Wednesday, August 17, 2011

Highlands, NC

Highlands, North Carolina is beautiful. Set in the Great Smokey Mountains, nature is in its glory here. The mountains are covered in hardwood and evergreen forests. Flowers of every variety bloom in exultation. Man's imposition on the land is in the form of houses and gardens worthy of a Thomas Kincaid painting. There are an inordinate number of golf course communities in the immediate area, each more groomed and carefully tended than the next.

A wag once said that Paris, France would be perfect if not for the Parisians. Now, don't get me wrong, there are very interesting and engaging people in Paris; just as there are very interesting and engaging people in Highlands. And, believe it or not, there is a thread to this seeming non-sequitur.

All my life, until my first visit to the city of lights in 1990, I hated things Parisian. The National Gallery of Art had at one time rooms from an 18th century Parisian hotel. The rooms were a masterpiece of high rococo, exquisite in every detail. Every time I walked into them, which was often, I wanted to start breaking up the furniture and throwing paint on the walls. It was as if the spirit of Madame La Farge seized my body and I felt the urge to lop off heads and storm the walls of the Bastille. Of course, after one day on the ground in that most lovely of cities, I softened, and have since wallowed in its delights on several visits.

A similar unease affected me on my first visit to Highlands in 2010. I had accompanied my cousin to help her close up the house she had had there for 15 years. Despite the physical beauty I could not relax. Maybe it was the number of "Kill Obama" bumper stickers on the back of gun mounted pick up trucks. Maybe it was that the Atlanta bomber successfully hid in the surrounding woods for two years. Or maybe it was that every time I entered one of the gated compounds of the summer people, I felt like I had stepped onto the set of a Chekhov play where the aristocracy do their best to ignore the seeds of change sprouting around them. For whatever reason, my latent proletarian instincts came rushing to the fore.

On Monday, after we drove in caravan from Sarasota,  my cousin moved into the condominium she has rented for a month in one of the country club communities of Highlands. The condo is graciously furnished with treehouse views of mountain laurel and old growth forest. In the morning there are frequent visitations by ruby-throated hummingbirds. Summer flowers are everywhere and the weather is cool and dry. It is a perfect place for her to escape the heat of Sarasota in the summer. After a night there, content that she is well settled, I packed my prejudices in my car and took off. Upon consideration, my reaction to Highlands - and Paris - says more about me (and possibly my past lives) than it does about either place.
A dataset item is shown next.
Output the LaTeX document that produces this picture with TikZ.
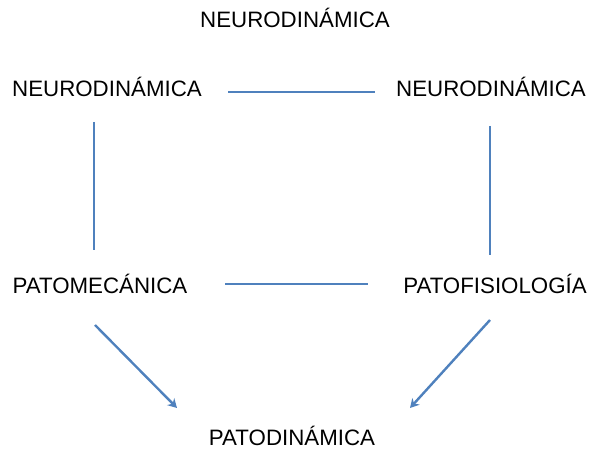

I like to think of myself as a tolerant being but I am actually a terrible snob.  I hold people who are fortunate enough to live in beauty and splendor to a higher standard. I want them to be philosopher kings as elevated as their surroundings. I want them to be better. Ah, but there's the rub: better than what?

1 comment:

  1. Jim and I just finished watching 'MiddleMarch" the BBC rendition of the book by George Eliot. I enjoyed your post as much as the series.

    Better than....better than their destiny? I get it. I want the bumper sticker people who hate Obama because he's black to dig deep inside and just admit that 's the problem...but they caint.